Computational screening of sodium solid electrolytes through unsupervised learning

Abstract

All-solid-state Na-ion batteries have emerged as alternatives to all-solid-state Li-ion batteries owing to the global abundance of Na element. However, finding a commercially viable Na-ion solid-state electrolyte (SSE) remains challenging due to the relatively poor understanding of the structures effective for conduction compared to those for Li-ion SSE. In this study, we develop a screening framework based on an unsupervised machine learning technique to characterize Na-ion SSEs according to their lattice structures. Specifically, we evaluate feature vectors encoding 180 structural properties for 12,670 materials containing Na ions. Subsequently, the resulting feature vectors are clustered using hierarchical density-based spatial clustering of applications with noise (HDBSCAN), leading to the discovery of 12 groups including those with experimentally proven Na-ion superionic conductors such as NASICONs and sodium chalcogenides. Post hoc analysis of these clusters reveals that the groups with high conductivity share similar characteristics, including the existence of ion channels for Na ions and the weak interactions between Na ions and the proximate atoms.

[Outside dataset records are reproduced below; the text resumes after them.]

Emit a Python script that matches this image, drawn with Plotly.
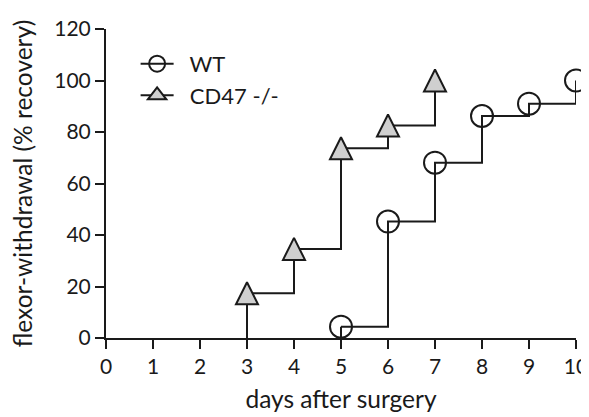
import plotly.graph_objects as go

# Data
wt_days = [5, 6, 7, 8, 9, 10]
wt_values = [4.4, 45.2, 68.1, 86.2, 91.0, 100.0]
cd47_days = [3, 4, 5, 6, 7]
cd47_values = [17.4, 34.6, 73.7, 82.5, 100.0]

x_ticks = list(range(0, 11))
y_ticks = [0, 20, 40, 60, 80, 100, 120]

FONT = "Lato"
INK = "#1a1a1a"
PAGE_OFFSET = 8  # default body margin of the html page
W, H = 589 - PAGE_OFFSET, 417 - PAGE_OFFSET
ML, MR, MT, MB = 106 - PAGE_OFFSET, 13, 29 - PAGE_OFFSET, 79
Y_RANGE = [0, 120]
TRI = 22  # triangle marker size (px)
# shift (in data units) so the apex-anchored arrow marker is centred on its point
plot_h = H - MT - MB
delta = (TRI / 2) * (Y_RANGE[1] - Y_RANGE[0]) / plot_h

NB = "\u00a0" * 2

fig = go.Figure()

# initial rise from zero for each series
for days, vals in [(wt_days, wt_values), (cd47_days, cd47_values)]:
    fig.add_trace(go.Scatter(
        x=[days[0], days[0]], y=[0, vals[0]], mode="lines",
        line=dict(color=INK, width=2), showlegend=False, hoverinfo="skip",
        cliponaxis=False,
    ))

fig.add_trace(go.Scatter(
    x=wt_days, y=wt_values, mode="lines+markers", name=NB + "WT",
    line=dict(color=INK, width=2, shape="hv"),
    marker=dict(symbol="circle-open", size=22, color=INK, line=dict(width=2, color=INK)),
    cliponaxis=False, legendgroup="a",
))
# CD47 step line
fig.add_trace(go.Scatter(
    x=cd47_days, y=cd47_values, mode="lines",
    line=dict(color=INK, width=2, shape="hv"),
    cliponaxis=False, showlegend=False,
))
# CD47 triangles on an overlaid axis shifted so the markers are centred
fig.add_trace(go.Scatter(
    x=cd47_days, y=cd47_values, mode="markers", yaxis="y2",
    marker=dict(symbol="arrow-up", size=TRI, color="#cfcfcf",
                line=dict(width=2, color=INK)),
    cliponaxis=False, showlegend=False,
))
# legend entry for CD47
fig.add_trace(go.Scatter(
    x=[None], y=[None], mode="lines+markers", name=NB + "CD47 -/-",
    line=dict(color=INK, width=2),
    marker=dict(symbol="triangle-up", size=22, color="#cfcfcf", line=dict(width=2, color=INK)),
    legendgroup="b",
))

axis_common = dict(
    showline=True, linecolor=INK, linewidth=2, ticks="outside", ticklen=9,
    tickwidth=2, tickcolor=INK, showgrid=False, zeroline=False, automargin=False,
    tickfont=dict(family=FONT, size=21, color=INK),
)

fig.update_layout(
    xaxis=dict(range=[0, 10], tickvals=x_ticks, **axis_common,
               title=dict(text="days after surgery", font=dict(family=FONT, size=24.5, color=INK), standoff=14)),
    yaxis=dict(range=Y_RANGE, tickvals=y_ticks, **axis_common,
               title=dict(text="flexor-withdrawal (% recovery)", font=dict(family=FONT, size=24.5, color=INK), standoff=17)),
    yaxis2=dict(range=[Y_RANGE[0] - delta, Y_RANGE[1] - delta], overlaying="y", visible=False,
                showgrid=False, zeroline=False),
    width=W, height=H,
    margin=dict(l=ML, r=MR, t=MT, b=MB),
    plot_bgcolor="white", paper_bgcolor="white",
    font=dict(family=FONT, size=22, color=INK),
    legend=dict(x=0.063, y=0.955, xanchor="left", yanchor="top", bgcolor="rgba(0,0,0,0)",
                font=dict(family=FONT, size=22, color=INK), tracegroupgap=0, itemwidth=33),
)

fig.write_html("out.html")
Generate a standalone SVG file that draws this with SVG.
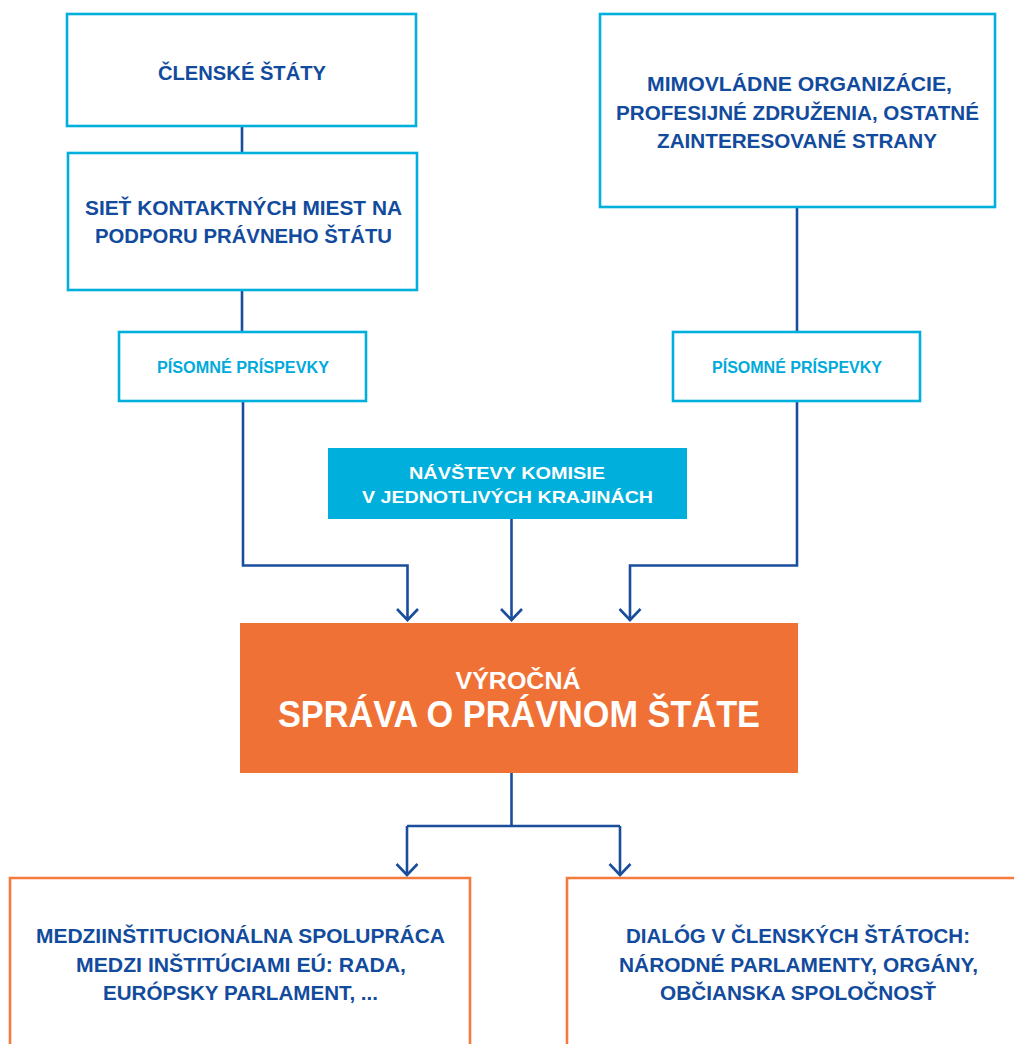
<svg xmlns="http://www.w3.org/2000/svg" width="1014" height="1044" viewBox="0 0 1014 1044">
<style>
.bx{fill:#fff;stroke:#00afdc;stroke-width:2.6}
.ob{fill:#fff;stroke:#f47a3e;stroke-width:2.6}
.t{font-family:"Liberation Sans",Arial,sans-serif;font-weight:bold;text-anchor:middle}
.db{fill:#124b9d;font-size:21px}
.cy{fill:#00aadb;font-size:16px}
.wh{fill:#fff}
.ln{fill:none;stroke:#1a4d9c;stroke-width:2.6}
</style>
<defs>
<marker id="ah" markerUnits="userSpaceOnUse" markerWidth="30" markerHeight="30" viewBox="-15 -15 30 30" refX="0" refY="0" orient="auto">
<path d="M-11,-10.5 L0,0 L-11,10.5" fill="none" stroke="#1a4d9c" stroke-width="2.6"/>
</marker>
</defs>
<rect width="1014" height="1044" fill="#fff"/>
<g id="connectors">
<line class="ln" x1="242" y1="126" x2="242" y2="153"/>
<line class="ln" x1="242" y1="290" x2="242" y2="332"/>
<line class="ln" x1="797" y1="207" x2="797" y2="332"/>
<path class="ln" d="M243,401 V565.5 H407.5 V620" marker-end="url(#ah)"/>
<path class="ln" d="M797,401 V565.5 H630 V620" marker-end="url(#ah)"/>
<path class="ln" d="M511.5,519 V620" marker-end="url(#ah)"/>
<path class="ln" d="M511.5,773 V826"/>
<path class="ln" d="M407,826 H620"/>
<path class="ln" d="M407,826 V875" marker-end="url(#ah)"/>
<path class="ln" d="M620,826 V875" marker-end="url(#ah)"/>
</g>
<g id="clenske-staty">
<rect class="bx" x="67" y="14" width="349" height="112"/>
<text class="t db" x="242" y="80" textLength="168" lengthAdjust="spacingAndGlyphs">ČLENSKÉ ŠTÁTY</text>
</g>
<g id="siet">
<rect class="bx" x="68" y="153" width="349" height="137"/>
<text class="t db" x="243.5" y="215" textLength="317" lengthAdjust="spacingAndGlyphs">SIEŤ KONTAKTNÝCH MIEST NA</text>
<text class="t db" x="243.5" y="243" textLength="297" lengthAdjust="spacingAndGlyphs">PODPORU PRÁVNEHO ŠTÁTU</text>
</g>
<g id="mimovladne">
<rect class="bx" x="600" y="14" width="395" height="193"/>
<text class="t db" x="799.5" y="91" textLength="305" lengthAdjust="spacingAndGlyphs">MIMOVLÁDNE ORGANIZÁCIE,</text>
<text class="t db" x="797.5" y="120" textLength="363" lengthAdjust="spacingAndGlyphs">PROFESIJNÉ ZDRUŽENIA, OSTATNÉ</text>
<text class="t db" x="797" y="148" textLength="280" lengthAdjust="spacingAndGlyphs">ZAINTERESOVANÉ STRANY</text>
</g>
<g id="pisomne-left">
<rect class="bx" x="119" y="332" width="247" height="69"/>
<text class="t cy" x="243" y="373" textLength="172" lengthAdjust="spacingAndGlyphs">PÍSOMNÉ PRÍSPEVKY</text>
</g>
<g id="pisomne-right">
<rect class="bx" x="673" y="332" width="247" height="69"/>
<text class="t cy" x="797" y="373" textLength="170" lengthAdjust="spacingAndGlyphs">PÍSOMNÉ PRÍSPEVKY</text>
</g>
<g id="navstevy">
<rect x="328" y="448" width="359" height="71" fill="#00afdb"/>
<text class="t wh" x="507" y="479" font-size="17" textLength="196" lengthAdjust="spacingAndGlyphs">NÁVŠTEVY KOMISIE</text>
<text class="t wh" x="507.5" y="503" font-size="17" textLength="291" lengthAdjust="spacingAndGlyphs">V JEDNOTLIVÝCH KRAJINÁCH</text>
</g>
<g id="vyrocna-sprava">
<rect x="240" y="623" width="558" height="150" fill="#f07135"/>
<text class="t wh" x="518" y="689" font-size="24" textLength="125" lengthAdjust="spacingAndGlyphs">VÝROČNÁ</text>
<text class="t wh" x="519" y="727" font-size="37" textLength="482" lengthAdjust="spacingAndGlyphs">SPRÁVA O PRÁVNOM ŠTÁTE</text>
</g>
<g id="medziinstitucionalna">
<path class="ob" d="M10,1046 V878 H470 V1046"/>
<text class="t db" x="240.5" y="943" textLength="409" lengthAdjust="spacingAndGlyphs">MEDZIINŠTITUCIONÁLNA SPOLUPRÁCA</text>
<text class="t db" x="241" y="972" textLength="330" lengthAdjust="spacingAndGlyphs">MEDZI INŠTITÚCIAMI EÚ: RADA,</text>
<text class="t db" x="240.5" y="1000" textLength="275" lengthAdjust="spacingAndGlyphs">EURÓPSKY PARLAMENT, ...</text>
</g>
<g id="dialog">
<path class="ob" d="M567,1046 V878 H1016"/>
<text class="t db" x="798" y="943" textLength="344" lengthAdjust="spacingAndGlyphs">DIALÓG V ČLENSKÝCH ŠTÁTOCH:</text>
<text class="t db" x="798.5" y="972" textLength="359" lengthAdjust="spacingAndGlyphs">NÁRODNÉ PARLAMENTY, ORGÁNY,</text>
<text class="t db" x="798" y="1000" textLength="276" lengthAdjust="spacingAndGlyphs">OBČIANSKA SPOLOČNOSŤ</text>
</g>
</svg>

Ab initio molecular dynamics simulations confirm that the promising groups exhibit exceptional ion diffusivity compared to other groups. By employing decision tree classifiers trained to screen promising groups, we demonstrate the rapid assessment of the potential of a given material. Finally, we offer perspectives and insights for the development of novel Na-ion SSEs for all-solid-state Na-ion batteries.